Blood Profiles and Urinalysis
Basic blood profiles and urine evaluations are the initial tests run by veterinarians who have a suspicion of leptospirosis in their patients. Urine samples often reveal protein, glucose and increased red and white blood cells. The results of these tests vary between patients.
Below are some abnormalities that might be noticed with a chemistry evaluation and complete blood count.
- Elevated white blood cell counts
- Decreased platelets (thrombocytopenia)
- Elevated renal or liver values
- Electrolyte abnormalities
Serology tests utilize blood to identify antibodies against strains of leptospira species.
Titer test (MAT)
Titers are the most supported test. However, dogs early in the clinical disease may not have HIGH titer levels yet, leading to a negative test result. It is recommended to repeat a MAT 2-4 weeks after the initial test. Rising titer numbers are suggestive of recent infection.
This particular test provides either positive or negative antibody results.
In patients with early signs of disease, a PCR test can be more beneficial than titers as it doesn’t rely on antibody levels. PCR tests are used to identify DNA belonging to leptospira.
Cultures using urine specimens can also be performed, but are not often utilized.
Treatment of Canine Leptospirosis
Dogs who are clinically ill and suspected of having leptospirosis generally need an aggressive treatment plan ia hospital setting. Dogs will need to be placed on antibiotics, more specifically, doxycycline or penicillin derivatives.

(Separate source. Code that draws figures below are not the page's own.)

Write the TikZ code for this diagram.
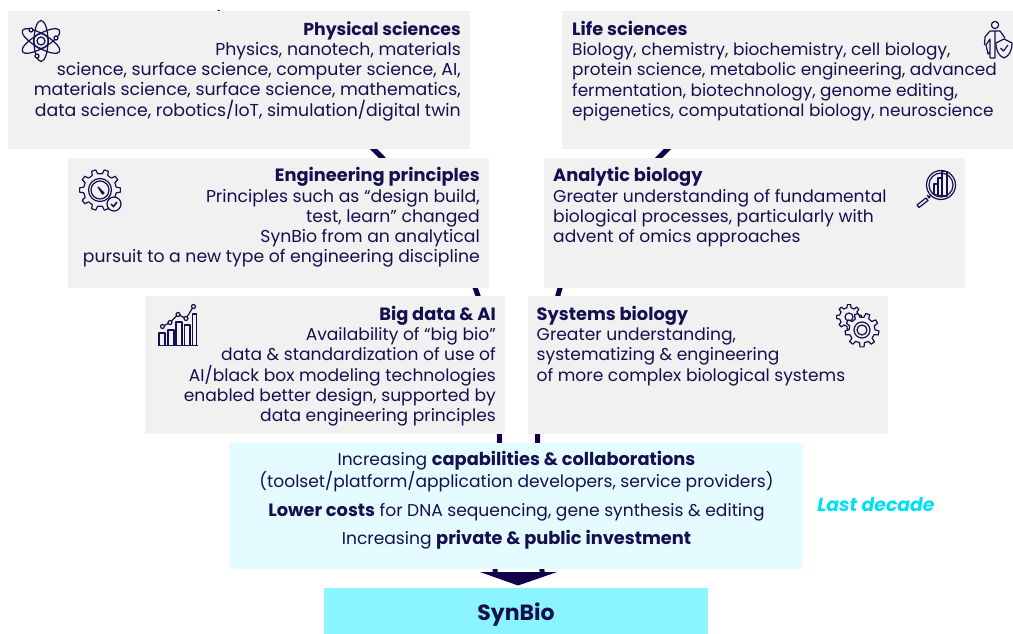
\documentclass[tikz,border=0pt]{standalone}
\usepackage{fontspec}
\setmainfont{Poppins}
\definecolor{ink}{HTML}{14104F}
\definecolor{conn}{HTML}{12004A}
\definecolor{greybox}{HTML}{F1F1F1}
\definecolor{paleblue}{HTML}{E4FBFF}
\definecolor{cyanbox}{HTML}{8BF5FF}
\definecolor{lastcol}{HTML}{00E0F5}
\newcommand{\hd}[1]{{\fontsize{17.8}{20.25}\selectfont\bfseries #1}}
\newcommand{\cogpath}[4]{% r outer, r inner, teeth, phase
  \pgfmathsetmacro{\st}{360/#3}
  \pgfmathsetmacro{\hw}{\st*0.17}
  \pgfmathsetmacro{\hb}{\st*0.27}
  \draw[iconline,fill=greybox] (#4-\hb:#2) \foreach \i in {1,...,#3} {
    -- ({#4+(\i-1)*\st-\hw}:#1) -- ({#4+(\i-1)*\st+\hw}:#1) -- ({#4+(\i-1)*\st+\hb}:#2)
    -- ({#4+\i*\st-\hb}:#2) } -- cycle;}
\tikzset{
  box/.style={fill=#1,draw=none,inner sep=0pt,anchor=north west},
  txt/.style={text=ink,font=\fontsize{17.1}{20.25}\selectfont,inner sep=0pt},
  txtl/.style={txt,align=left,anchor=north west},
  txtr/.style={txt,align=right,anchor=north east},
  txtc/.style={txt,align=center,anchor=center},
  feed/.style={draw=conn,line width=5pt},
  iconline/.style={draw=ink,line width=1.2pt,line join=round},
}
\begin{document}
\begin{tikzpicture}[x=1pt,y=-1pt]
\useasboundingbox (0,0) rectangle (1013,634);
% connector way-points
\coordinate (la) at (217,11.5);
\coordinate (lb) at (378,153.5);
\coordinate (lc) at (476.5,291.5);
\coordinate (ld) at (499.5,438);
\coordinate (le) at (495,572);
\coordinate (ra) at (800,30);
\coordinate (rb) at (663,153.5);
\coordinate (rc) at (559,291.5);
\coordinate (rd) at (537.5,438);
\coordinate (re) at (542,572);
\coordinate (hl) at (480,572);
\coordinate (hr) at (557,572);
\coordinate (ht) at (518,585.5);
\draw[feed] (la) .. controls +(70,60) and +(-50,-50) .. (lb) .. controls +(45,45) and +(-18,-50) .. (lc) .. controls +(16,45) and +(0,-60) .. (ld) .. controls +(0,50) and +(0,-40) .. (le);
\draw[feed] (ra) .. controls +(-60,55) and +(50,-50) .. (rb) .. controls +(-45,45) and +(14,-50) .. (rc) .. controls +(-12,45) and +(0,-60) .. (rd) .. controls +(0,50) and +(0,-40) .. (re);
\fill[conn] (hl) -- (hr) -- (ht) -- cycle;
% boxes
\node[box=greybox,minimum width=462pt,minimum height=138pt] (phys) at (8,11) {};
\node[box=greybox,minimum width=451pt,minimum height=138pt] (life) at (562,11) {};
\node[box=greybox,minimum width=421pt,minimum height=130pt] (eng) at (68,158) {};
\node[box=greybox,minimum width=421pt,minimum height=130pt] (ana) at (544,158) {};
\node[box=greybox,minimum width=360pt,minimum height=138pt] (big) at (145,296) {};
\node[box=greybox,minimum width=360pt,minimum height=138pt] (sys) at (528,296) {};
\node[box=paleblue,minimum width=574pt,minimum height=126pt] (mid) at (229,443) {};
\node[box=cyanbox,minimum width=384pt,minimum height=46pt] (syn) at (324,588) {};
% texts
\node[txtr,font=\fontsize{17.3}{20.25}\selectfont] (tphys) at (461,21) {\textbf{Physical sciences}\\Physics, nanotech, materials\\science, surface science, computer science, AI,\\materials science, surface science, mathematics,\\data science, robotics/IoT, simulation/digital twin};
\node[txtl,font=\fontsize{16.9}{20.25}\selectfont] (tlife) at (572,21) {\hd{Life sciences}\\Biology, chemistry, biochemistry, cell biology,\\protein science, metabolic engineering, advanced\\fermentation, biotechnology, genome editing,\\epigenetics, computational biology, neuroscience};
\node[txtr,font=\fontsize{17.25}{20.25}\selectfont] (teng) at (480,167.5) {\hd{Engineering principles}\\Principles such as “design build,\\test, learn” changed\\SynBio from an analytical\\pursuit to a new type of engineering discipline};
\node[txtl] (tana) at (553,167.5) {\hd{Analytic biology}\\Greater understanding of fundamental\\biological processes, particularly with\\advent of omics approaches};
\node[txtr] (tbig) at (496,306) {\hd{Big data \& AI}\\Availability of “big bio”\\data \& standardization of use of\\AI/black box modeling technologies\\enabled better design, supported by\\data engineering principles};
\node[txtl] (tsys) at (536.5,306) {\hd{Systems biology}\\Greater understanding,\\systematizing \& engineering\\of more complex biological systems};
\node[txtc] (m1) at (516.5,472) {Increasing \hd{capabilities \& collaborations}\\(toolset/platform/application developers, service providers)};
\node[txtc] (m2) at (516.5,512) {\hd{Lower costs} for DNA sequencing, gene synthesis \& editing};
\node[txtc] (m3) at (516.5,540) {Increasing \hd{private \& public investment}};
\node[txtc,font=\fontsize{22}{25}\selectfont\bfseries] (tsyn) at (516,614.5) {SynBio};
\node[txtc,text=lastcol,font=\fontsize{18.8}{22}\selectfont\bfseries\itshape] (last) at (876,505) {Last decade};
% atom icon
\begin{scope}[shift={(41,41)}]
  \draw[iconline] (0,0) ellipse [x radius=7,y radius=20.5];
  \draw[iconline,rotate=60] (0,0) ellipse [x radius=7,y radius=21.5];
  \draw[iconline,rotate=-60] (0,0) ellipse [x radius=7,y radius=21.5];
  \draw[iconline] (0,0) circle (4) (0,0) circle (7.5);
  \draw[iconline,fill=greybox] (-10,-11) circle (2) (15,-3) circle (2) (-4,15) circle (2);
\end{scope}
% engineering icon
\begin{scope}[shift={(100,190)}]
  \cogpath{20.5}{16.5}{10}{0}
  \draw[iconline] (0,0) circle (11.5) (0,0) circle (9);
  \draw[iconline,fill=ink] (-2,-3) -- (4,3) -- (2.5,4) -- cycle;
  \draw[iconline,fill=greybox] (14,14) circle (7);
  \draw[draw=ink,line width=1.6pt] (11,14) -- (13.5,16.5) -- (17,12);
\end{scope}
% person with shield
\begin{scope}[shift={(995,25)}]
  \draw[iconline] (0,0) circle (3.6);
  \draw[iconline] (-5,33) -- (-5,14) (-5,33) -- (0,33) -- (0,16) (-5,14) -- (-9,20) -- (-7,29) -- (-5,27)
    (-5,6) -- (5,6) -- (10,13) (-5,6) -- (-10,12) -- (-10.5,20) (0,6) -- (0,16);
  \draw[iconline,fill=greybox] (9,14) -- (17,18) .. controls (17,26) and (14,31) .. (9,33) .. controls (4,31) and (1,26) .. (1,18) -- cycle;
  \draw[iconline] (5.5,23) -- (8.5,26) -- (13,20);
\end{scope}
% magnifier
\begin{scope}[shift={(941,185)}]
  \draw[iconline] (0,0) circle (14.5) (0,0) circle (12);
  \draw[iconline] (-7,9.5) rectangle (-3,-1) (-3,10.5) rectangle (1,-7) (1,11) rectangle (6,-13.5);
  \draw[iconline] (-10,10) -- (-13,13) (-11,13) -- (-14,10);
  \draw[iconline] (-15,13) -- (-24,20) -- (-22,22.5) -- (-13,15.5) -- cycle;
\end{scope}
% chart icon
\begin{scope}
  \draw[iconline] (159,345) -- (159,333) -- (165,333) -- (165,345)
    (168,345) -- (168,330) -- (174,330) -- (174,345)
    (176,345) -- (176,322) -- (182,322) -- (182,345)
    (184.5,345) -- (184.5,325) -- (190,325) -- (190,345)
    (192.5,345) -- (192.5,314) -- (196.5,314) -- (196.5,345);
  \draw[draw=ink,line width=1.4pt] (158,345.5) -- (198,345.5);
  \draw[iconline] (162.5,326.5) -- (170,322.5) -- (178,314.5) -- (186,318.5) -- (193.5,306.5);
  \foreach \p in {(162.5,326.5),(170,322.5),(178,314.5),(186,318.5),(193.5,306.5)}
    \draw[iconline,fill=greybox] \p circle (2);
\end{scope}
% twin gears
\begin{scope}[shift={(849,317)}]
  \cogpath{12.5}{9.5}{8}{0}
  \draw[iconline] (0,0) circle (4);
\end{scope}
\begin{scope}[shift={(862,330)}]
  \cogpath{17}{13}{9}{10}
  \draw[iconline] (0,0) circle (8) (0,0) circle (5);
\end{scope}
\end{tikzpicture}
\end{document}
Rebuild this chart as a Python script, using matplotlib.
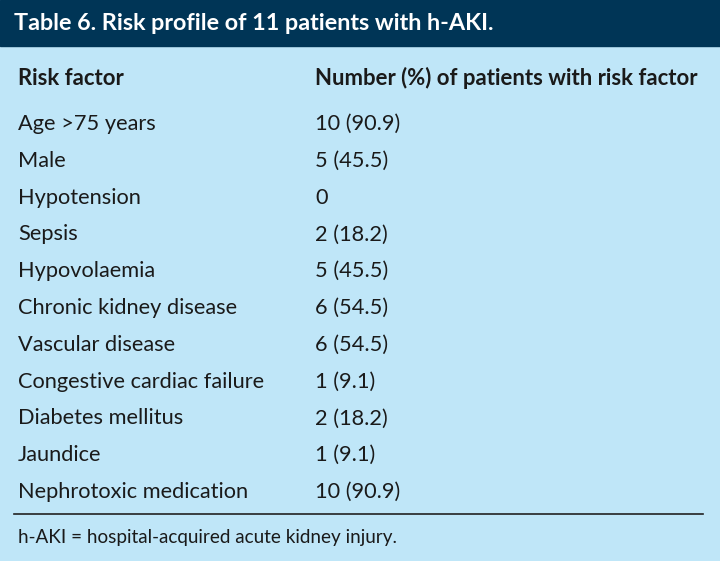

Additionally, IV fluid therapy is necessary to help support the kidneys and facilitate urine production. Dogs impacted with lepto often will have a urinary catheter in place to help monitor urine production and prevent contamination of the environment.
Due to the infectious nature of lepto, dogs that are being treated should be separated from other patients and encouraged to eliminate in an isolated area. The area where a positive lepto patient utilizes for a bathroom should be cleaned appropriately.
Leptospira is a bacterial pathogen that can be spread from mammals to humans. Due to the zoonotic potential of the disease, extreme caution should be made by Individuals handling dogs suspected of having lepto, or confirmed to have lepto. Safety measures can include wearing gloves, face masks and glasses to help protect themselves from possible contact with infectious agents found in urine.
How to Prevent Leptospirosis in Dogs
Fortunately, there is a vaccination available to help protect patients against leptospirosis. This vaccination is typically given in a two-part series, then administered annually. Your veterinarian will help determine if this vaccination is appropriate for your companion.
Additionally, it is recommended to keep patients away from stagnant bodies of water including swamps, lakes and puddles. Drinking from slow-moving bodies of water should be discouraged. Ideally, pets should be walked in areas that are dry as they will be less likely to come into contact with this pathogen as it doesn’t survive long in dry environments.
Due to the spread of lepto generally occurring through wildlife, physical barriers like fences can help repel wildlife from your yard along with appropriate rodent control.
Leptospirosis occurs throughout the world, with more cases noted in regions with warm environments and heavy rainfall. It is more common within populations that do not routinely vaccinate against the disease.
Fortunately, dogs can survive leptospirosis, however, aggressive treatment and early intervention are necessary. A patient who has been sick with lepto can have ongoing secondary problems including kidney and liver damage.
Yes, lepto is zoonotic, meaning and can be spread directly from dogs to people and other pets. This happens when a wound or a mucus membrane (oral cavity, eye) comes in contact with the bacteria, typically through urine. Cats appear to rarely develop clinical disease.